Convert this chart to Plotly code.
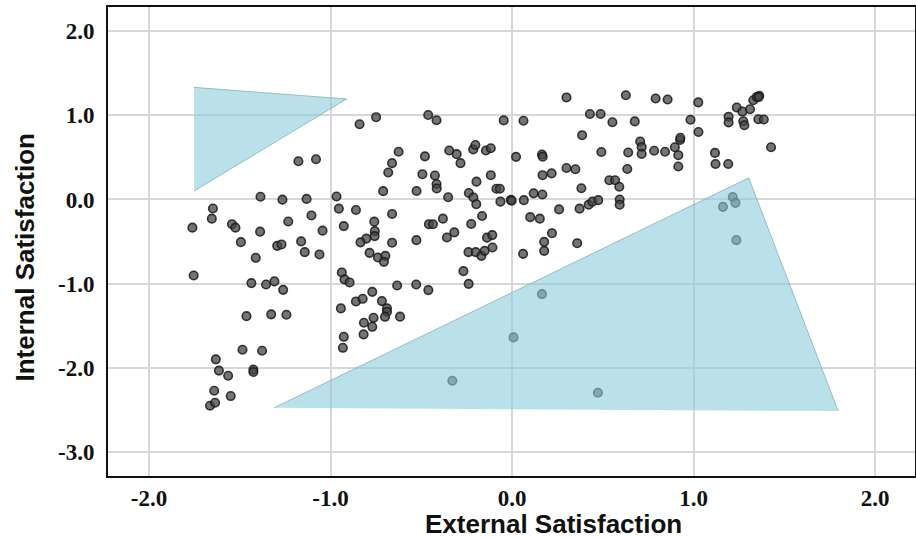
import plotly.graph_objects as go

# External (x) and Internal (y) satisfaction values
ext = [-0.840, -0.749, -1.177, -1.080, -0.625, -0.661, -0.682, -0.710, -1.386, -1.265,
       -1.132, -0.967, -1.648, -1.654, -1.543, -1.524, -1.761, -1.388, -1.233, -1.105,
       -0.954, -0.860, -1.044, -0.927, -0.759, -0.756, -0.757, -0.803, -0.835, -0.661,
       -1.494, -1.412, -1.294, -1.270, -1.162, -1.142, -1.061, -0.661, -0.785, -0.739,
       -0.698, -0.706, -1.754, -1.436, -1.355, -1.309, -1.261, -0.938, -0.923, -0.895,
       -0.633, -1.463, -1.327, -1.243, -0.943, -0.860, -0.823, -0.770, -0.717, -0.689,
       -0.689, -0.700, -0.617, -0.816, -0.763, -0.770, -0.818, -0.927, -0.932, -1.485,
       -1.377, -1.632, -1.615, -1.564, -1.425, -1.425, -1.641, -1.550, -1.664, -1.636,
       -0.527, -0.458, -0.528, -0.461,
       0.300, 0.627, 0.791, 0.857, -0.462, -0.416, -0.046, 0.063, 0.429, 0.488,
       0.553, 0.676, 0.386, -0.480, -0.526, -0.494, -0.425, -0.416, -0.415, -0.346,
       -0.305, -0.284, -0.352, -0.214, -0.202, -0.144, -0.117, -0.196, -0.117, -0.238,
       -0.213, -0.197, -0.086, -0.067, -0.064, -0.007, -0.002, 0.065, 0.022, 0.165,
       0.169, 0.168, 0.218, 0.119, 0.167, 0.300, 0.349, 0.382, 0.259, 0.372,
       0.422, 0.443, 0.475, 0.492, 0.536, 0.568, 0.591, 0.593, 0.593, 0.635,
       0.640, 0.706, 0.714, 0.714, 0.783, 0.843, 0.897, 0.926, 0.927, 0.916,
       0.916, -0.436, -0.381, -0.318, -0.359, -0.225, -0.165, -0.138, -0.109, 0.100,
       0.153, 0.220, -0.240, -0.200, -0.169, -0.151, -0.108, -0.268, -0.239, 0.061,
       0.177, 0.177, 0.359,
       1.026, 0.983, 1.027, 1.118, 1.121, 1.191, 1.193, 1.193, 1.238, 1.269,
       1.311, 1.274, 1.280, 1.329, 1.348, 1.362, 1.357, 1.387, 1.427, 1.358,
       0.165, 0.008, -0.329, 0.473, 1.162, 1.216, 1.231, 1.236]
inn = [0.895, 0.979, 0.455, 0.479, 0.568, 0.432, 0.321, 0.099, 0.033, -0.002,
       0.007, 0.036, -0.107, -0.228, -0.294, -0.335, -0.335, -0.383, -0.262, -0.190,
       -0.109, -0.125, -0.371, -0.317, -0.264, -0.377, -0.436, -0.466, -0.510, -0.172,
       -0.508, -0.694, -0.552, -0.535, -0.499, -0.627, -0.654, -0.514, -0.635, -0.690,
       -0.671, -0.742, -0.904, -0.995, -1.011, -0.975, -1.075, -0.868, -0.951, -0.987,
       -1.023, -1.388, -1.367, -1.372, -1.296, -1.213, -1.182, -1.099, -1.209, -1.296,
       -1.336, -1.396, -1.394, -1.467, -1.408, -1.515, -1.605, -1.634, -1.765, -1.788,
       -1.800, -1.902, -2.036, -2.097, -2.024, -2.053, -2.276, -2.339, -2.454, -2.419,
       -0.484, -0.294, -1.011, -1.078,
       1.214, 1.240, 1.201, 1.189, 1.005, 0.943, 0.941, 0.937, 1.017, 1.017,
       0.919, 0.929, 0.765, 0.513, 0.101, 0.301, 0.285, 0.184, 0.131, 0.583,
       0.539, 0.432, 0.027, 0.596, 0.648, 0.583, 0.610, 0.212, 0.289, 0.077,
       0.024, -0.056, 0.128, 0.128, -0.026, -0.005, -0.014, -0.008, 0.507, 0.535,
       0.509, 0.289, 0.310, 0.073, 0.059, 0.375, 0.360, 0.134, -0.118, -0.109,
       -0.062, -0.026, -0.008, 0.565, 0.229, 0.229, 0.152, 0.000, -0.062, 0.363,
       0.559, 0.690, 0.625, 0.542, 0.580, 0.568, 0.622, 0.707, 0.735, 0.527,
       0.392, -0.294, -0.228, -0.391, -0.452, -0.291, -0.196, -0.454, -0.424, -0.210,
       -0.228, -0.401, -0.627, -0.627, -0.671, -0.611, -0.571, -0.853, -1.004, -0.647,
       -0.504, -0.611, -0.520,
       1.155, 0.949, 0.803, 0.554, 0.422, 0.422, 0.985, 0.917, 1.094, 1.046,
       1.074, 0.931, 0.883, 1.181, 1.220, 1.234, 0.955, 0.951, 0.622, 1.218,
       -1.126, -1.641, -2.157, -2.300, -0.088, 0.030, -0.040, -0.484]

# Highlighted regions (triangle vertices)
tri1_x = [-1.753, -0.911, -1.751]
tri1_y = [1.334, 1.196, 0.102]
tri2_x = [-1.311, 1.304, 1.797]
tri2_y = [-2.478, 0.257, -2.518]

tick_vals = [-3.0, -2.0, -1.0, 0.0, 1.0, 2.0]
tick_text = ["-3.0", "-2.0", "-1.0", "0.0", "1.0", "2.0"]
x_title = "External Satisfaction"
y_title = "Internal Satisfaction"

fig = go.Figure()
fig.add_trace(go.Scatter(
    x=ext, y=inn, mode="markers",
    marker=dict(size=8.5, color="rgba(70,70,70,0.75)",
                line=dict(color="rgba(25,25,25,0.85)", width=1.6)),
    showlegend=False, hoverinfo="x+y"))
for tx, ty in [(tri1_x, tri1_y), (tri2_x, tri2_y)]:
    fig.add_trace(go.Scatter(
        x=tx, y=ty, mode="lines", fill="toself",
        fillcolor="rgba(140,205,220,0.6)",
        line=dict(color="rgba(120,170,180,0.7)", width=1),
        showlegend=False, hoverinfo="skip"))

tickfont = dict(family="Liberation Serif", size=23, color="#111", weight="bold")
titlefont = dict(family="Liberation Sans", size=26, color="#111", weight="bold")

fig.update_layout(
    width=916, height=538,
    margin=dict(l=108, r=1, t=7, b=62),
    paper_bgcolor="white", plot_bgcolor="white",
    xaxis=dict(range=[-2.226, 2.22], tickvals=tick_vals, ticktext=tick_text,
               showgrid=True, gridcolor="#d8d8d8", gridwidth=1.5, zeroline=False,
               showline=True, linecolor="#111", linewidth=2, mirror=True,
               ticks="outside", ticklen=0, tickcolor="rgba(0,0,0,0)",
               tickfont=tickfont, automargin=False),
    yaxis=dict(range=[-3.29, 2.29], tickvals=tick_vals, ticktext=tick_text,
               showgrid=True, gridcolor="#d8d8d8", gridwidth=1.5, zeroline=False,
               showline=True, linecolor="#111", linewidth=2, mirror=True,
               ticks="outside", ticklen=7, tickcolor="rgba(0,0,0,0)",
               tickfont=tickfont, automargin=False),
    annotations=[
        dict(text=x_title, xref="paper", yref="paper", x=0.5, y=0,
             xanchor="center", yanchor="top", xshift=42, yshift=-31,
             showarrow=False, font=titlefont),
        dict(text=y_title, xref="paper", yref="paper", x=0, y=0.5,
             xanchor="center", yanchor="middle", xshift=-84, yshift=-16,
             textangle=-90, showarrow=False, font=titlefont),
    ],
)

fig.write_html("out.html", config={"displayModeBar": False},
               post_script="document.body.style.margin='0';document.body.style.padding='0';")
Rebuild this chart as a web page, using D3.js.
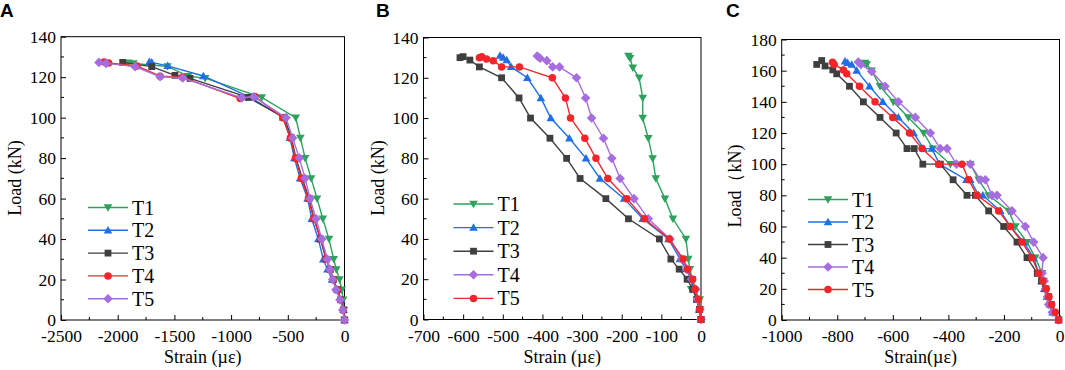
<!DOCTYPE html>
<html><head><meta charset="utf-8">
<script src="https://cdn.jsdelivr.net/npm/d3@7"></script>
<style>
body{margin:0;background:#fff}svg{display:block}
.serif{font-family:"Liberation Serif","Times New Roman",Times,serif}
.sans{font-family:"Liberation Sans",Arial,Helvetica,sans-serif}
</style>
</head><body>
<svg id="chart" width="1065" height="370"></svg>
<script>
// ---------- DATA: [strain (µε), load (kN)] ----------
const seriesNames = ["T1", "T2", "T3", "T4", "T5"];

// Panel A
const A_T1 = [[0,0],[-5,5],[-12,10],[-24,15],[-44,20],[-72,25],[-95,30],[-137,40],[-191,50],[-242,60],[-294,70],[-347,80],[-389,90],[-430,100],[-730,110],[-1229,119.5],[-1380,120.5],[-1560,125.3],[-1862,126.8],[-1906,127.1]];
const A_T2 = [[0,0],[-8,5],[-28,10],[-65,15],[-110,20],[-150,25],[-187,30],[-231,40],[-289,50],[-325,60],[-392,70],[-442,80],[-481,90],[-539,100],[-830,110],[-1245,120.6],[-1559,125.6],[-1700,127.3],[-1721,127.6]];
const A_T3 = [[0,0],[-10,5],[-35,10],[-62,15],[-98,20],[-125,25],[-163,30],[-212,40],[-268,50],[-312,60],[-372,70],[-428,80],[-468,90],[-530,100],[-850,110],[-1362,119.4],[-1495,120.9],[-1700,125.2],[-1956,127.3]];
const A_T4 = [[0,0],[-10,5],[-35,10],[-62,15],[-100,20],[-125,25],[-160,30],[-208,40],[-272,50],[-318,60],[-380,70],[-432,80],[-478,90],[-545,100],[-790,110.5],[-920,109.5],[-1430,120],[-1626,120.5],[-1830,125.5],[-2080,127],[-2120,127.5]];
const A_T5 = [[0,0],[-15,5],[-40,10],[-75,15],[-104,20],[-128,25],[-151,30],[-201,40],[-251,50],[-304,60],[-348,70],[-398,80],[-457,90],[-516,100],[-800,110.3],[-906,109.8],[-1426,119.6],[-1626,120.2],[-1847,125.2],[-2103,126.8],[-2165,127.3]];

// Panel B
const B_T1 = [[0,0],[-2,5],[-3,10],[-25,15],[-22,20],[-28,25],[-32,30],[-38,40],[-71,50],[-91,60],[-114,70],[-122,80],[-133,90],[-147,100],[-147,110],[-156,120],[-172,125],[-179,129.7],[-183,130.8]];
const B_T2 = [[0,0],[-5,5],[-10,10],[-18,15],[-25,20],[-38,25],[-53,30],[-82,40],[-147,50],[-194,60],[-255,70],[-290,80],[-332,90],[-379,100],[-404,110],[-438,120],[-479,125.4],[-490,128.8],[-499,130],[-507,131]];
const B_T3 = [[0,0],[-4,5],[-11,10],[-21,15],[-35,20],[-55,25],[-76,30],[-105,40],[-183,50],[-240,60],[-305,70],[-339,80],[-381,90],[-430,100],[-459,110],[-503,120],[-559,125.4],[-583,128.8],[-600,130.5],[-608,130]];
const B_T4 = [[0,0],[-3,5],[-9,10],[-13,15],[-24,20],[-36,25],[-49,30],[-78,40],[-133,50],[-169,60],[-204,70],[-225,80],[-246,90],[-276,100],[-291,110],[-314,120],[-357,125.4],[-374,125.4],[-389,128.5],[-406,129.7],[-413,130.8]];
const B_T5 = [[0,0],[-3,5],[-6,10],[-15,15],[-21,20],[-34,25],[-45,30],[-80,40],[-143,50],[-187,60],[-235,70],[-265,80],[-293,90],[-329,100],[-342,110],[-375,120],[-458,125.4],[-503,125.4],[-524,128.5],[-541,129.3],[-553,130.5],[-559,130]];

// Panel C
const C_T1 = [[-3,0],[-20,5],[-33,10],[-40,15],[-50,20],[-57,25],[-63,30],[-87,40],[-117,50],[-159,60],[-183,70],[-255,80],[-291,90],[-321,100],[-393,100],[-456,110],[-489,120],[-544,130],[-598,140],[-646,150],[-676,160],[-694,164],[-700,165]];
const C_T2 = [[-3,0],[-25,5],[-35,10],[-45,15],[-55,20],[-65,25],[-75,30],[-93,40],[-129,50],[-177,60],[-213,70],[-276,80],[-291,80],[-321,90],[-335,90],[-432,100],[-459,110],[-489,110],[-525,120],[-580,130],[-636,140],[-684,150],[-730,160],[-748,164],[-763,165],[-772,166]];
const C_T3 = [[-3,0],[-20,5],[-30,10],[-40,15],[-50,20],[-65,25],[-80,30],[-117,40],[-153,50],[-201,60],[-255,70],[-303,80],[-333,80],[-383,90],[-429,100],[-492,100],[-523,110],[-549,110],[-588,120],[-646,130],[-706,140],[-756,150],[-802,158],[-816,160.5],[-844,163],[-856,166.5],[-874,164]];
const C_T4 = [[-5,0],[-26,5],[-39,10],[-43,15],[-50,20],[-55,25],[-63,30],[-59,40],[-93,50],[-123,60],[-171,70],[-225,80],[-243,80],[-267,90],[-285,90],[-321,100],[-371,100],[-405,110],[-429,110],[-465,120],[-519,130],[-580,140],[-628,150],[-676,159.5],[-715,164],[-724,165.5]];
const C_T5 = [[-3,0],[-15,5],[-28,10],[-38,15],[-48,20],[-60,25],[-75,30],[-99,40],[-135,50],[-177,60],[-219,70],[-297,80],[-327,90],[-351,100],[-435,100],[-495,110],[-540,120],[-600,130],[-664,140],[-720,150],[-766,158],[-778,160.5],[-811,164],[-817,165.4]];

// Tick labels
const A_xTicks = [-2500, -2000, -1500, -1000, -500, 0];
const A_yTicks = [0, 20, 40, 60, 80, 100, 120, 140];
const B_xTicks = [-700, -600, -500, -400, -300, -200, -100, 0];
const B_yTicks = [0, 20, 40, 60, 80, 100, 120, 140];
const C_xTicks = [-1000, -800, -600, -400, -200, 0];
const C_yTicks = [0, 20, 40, 60, 80, 100, 120, 140, 160, 180];

// ---------- STYLE ----------
const COL = {green:"#2ca25c", blue:"#1f6fe5", black:"#3f3f3f", red:"#f0262b", purple:"#a66ddf"};
const styleA = [["green","down"],["blue","up"],["black","square"],["red","circle"],["purple","diamond"]];
const styleBC = [["green","down"],["blue","up"],["black","square"],["purple","diamond"],["red","circle"]];

const panels = [
  {letter:"A", lx:0, box:{l:61,r:344.5,t:36.7,b:320}, xDom:[-2500,0], yDom:[0,140],
   xTicks:A_xTicks, xMinor:250, yTicks:A_yTicks, yMinor:10,
   series:[A_T1,A_T2,A_T3,A_T4,A_T5], styles:styleA,
   xTitle:"Strain (µε)", yTitle:"Load (kN)", yTitleX:21, yTitleY:178,
   leg:{x:88, y:207.5, dy:22.8}},
  {letter:"B", lx:376, box:{l:423.5,r:701,t:37.5,b:319.5}, xDom:[-700,0], yDom:[0,140],
   xTicks:B_xTicks, xMinor:50, yTicks:B_yTicks, yMinor:10,
   series:[B_T1,B_T2,B_T3,B_T4,B_T5], styles:styleBC,
   xTitle:"Strain (µε)", yTitle:"Load (kN)", yTitleX:384, yTitleY:178,
   leg:{x:453.5, y:204, dy:23.6}},
  {letter:"C", lx:726, box:{l:781.7,r:1059.5,t:39.5,b:320}, xDom:[-1000,0], yDom:[0,180],
   xTicks:C_xTicks, xMinor:100, yTicks:C_yTicks, yMinor:10,
   series:[C_T1,C_T2,C_T3,C_T4,C_T5], styles:styleBC,
   xTitle:"Strain(µε)", yTitle:"Load（kN)", yTitleX:741, yTitleY:186,
   leg:{x:808, y:199.5, dy:22.5}}
];

function markerPath(type){
  switch(type){
    case "down": return "M-4.3,-3.2L4.3,-3.2L0,4.3Z";
    case "up": return "M-4.3,3.2L4.3,3.2L0,-4.3Z";
    case "square": return "M-3.4,-3.4H3.4V3.4H-3.4Z";
    case "circle": return d3.symbol(d3.symbolCircle, 44)();
    case "diamond": return "M0,-4.8L4.8,0L0,4.8L-4.8,0Z";
  }
}

const svg = d3.select("#chart");

panels.forEach(p => {
  const g = svg.append("g");
  const x = d3.scaleLinear().domain(p.xDom).range([p.box.l, p.box.r]);
  const y = d3.scaleLinear().domain(p.yDom).range([p.box.b, p.box.t]);

  // axes (ticks inward)
  const xAx = d3.axisBottom(x).tickValues(p.xTicks).tickSize(-5).tickPadding(9)
    .tickFormat(d => d < 0 ? "-" + Math.abs(d) : String(d));
  const yAx = d3.axisLeft(y).tickValues(p.yTicks).tickSize(-5).tickPadding(10).tickFormat(d3.format("d"));
  const gx = g.append("g").attr("transform", `translate(0,${p.box.b})`).call(xAx);
  const gy = g.append("g").attr("transform", `translate(${p.box.l},0)`).call(yAx);
  [gx, gy].forEach(a => {
    a.attr("font-family", null).attr("font-size", null);
    a.select(".domain").remove();
    a.selectAll("line").attr("stroke", "#000").attr("stroke-width", 1);
    a.selectAll("text").attr("class", "serif").style("font-size", "17.5px").attr("fill", "#000");
  });
  gx.selectAll(".tick text").attr("y", 10).attr("dy", "0.71em");
  gy.selectAll(".tick text").attr("x", -5);

  // minor ticks
  const xMin = d3.range(p.xDom[0], p.xDom[1] + 1e-9, p.xMinor).filter(v => !p.xTicks.includes(v));
  const yMin = d3.range(p.yDom[0], p.yDom[1] + 1e-9, p.yMinor).filter(v => !p.yTicks.includes(v));
  g.selectAll(null).data(xMin).enter().append("line")
    .attr("x1", d => x(d)).attr("x2", d => x(d)).attr("y1", p.box.b).attr("y2", p.box.b - 3)
    .attr("stroke", "#000");
  g.selectAll(null).data(yMin).enter().append("line")
    .attr("y1", d => y(d)).attr("y2", d => y(d)).attr("x1", p.box.l).attr("x2", p.box.l + 3)
    .attr("stroke", "#000");

  // frame
  g.append("rect").attr("x", p.box.l).attr("y", p.box.t)
    .attr("width", p.box.r - p.box.l).attr("height", p.box.b - p.box.t)
    .attr("fill", "none").attr("stroke", "#000").attr("stroke-width", 1);

  // series
  const line = d3.line().x(d => x(d[0])).y(d => y(d[1]));
  p.series.forEach((s, i) => {
    const [cName, mk] = p.styles[i];
    const c = COL[cName];
    g.append("path").datum(s).attr("d", line).attr("fill", "none")
      .attr("stroke", c).attr("stroke-width", 1.4);
    g.selectAll(null).data(s).enter().append("path")
      .attr("d", markerPath(mk))
      .attr("transform", d => `translate(${x(d[0])},${y(d[1])})`)
      .attr("fill", c);
  });

  // legend
  seriesNames.forEach((n, i) => {
    const [cName, mk] = p.styles[i];
    const c = COL[cName];
    const yy = p.leg.y + i * p.leg.dy;
    g.append("line").attr("x1", p.leg.x).attr("x2", p.leg.x + 40)
      .attr("y1", yy).attr("y2", yy).attr("stroke", c).attr("stroke-width", 1.4);
    g.append("path").attr("d", markerPath(mk))
      .attr("transform", `translate(${p.leg.x + 20},${yy})`).attr("fill", c);
    g.append("text").attr("class", "serif").attr("x", p.leg.x + 44).attr("y", yy + 7)
      .style("font-size", "20px").attr("fill", "#000").text(n);
  });

  // titles
  g.append("text").attr("class", "serif").attr("x", (p.box.l + p.box.r) / 2).attr("y", 363)
    .attr("text-anchor", "middle").style("font-size", "18px")
    .attr("fill", "#000").text(p.xTitle);
  g.append("text").attr("class", "serif").attr("transform", `translate(${p.yTitleX},${p.yTitleY}) rotate(-90)`)
    .attr("text-anchor", "middle").style("font-size", "18px")
    .attr("fill", "#000").text(p.yTitle);

  // panel letter
  g.append("text").attr("class", "sans").attr("x", p.lx).attr("y", 17)
    .style("font-weight", "bold").style("font-size", "19px").attr("fill", "#000").text(p.letter);
});
</script>
</body></html>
+--
Give again, exactly, the lines from the start of the data through the one holding "import plotly.graph_objects as go"; omit the pictures.

Convert this chart to Plotly code.
import plotly.graph_objects as go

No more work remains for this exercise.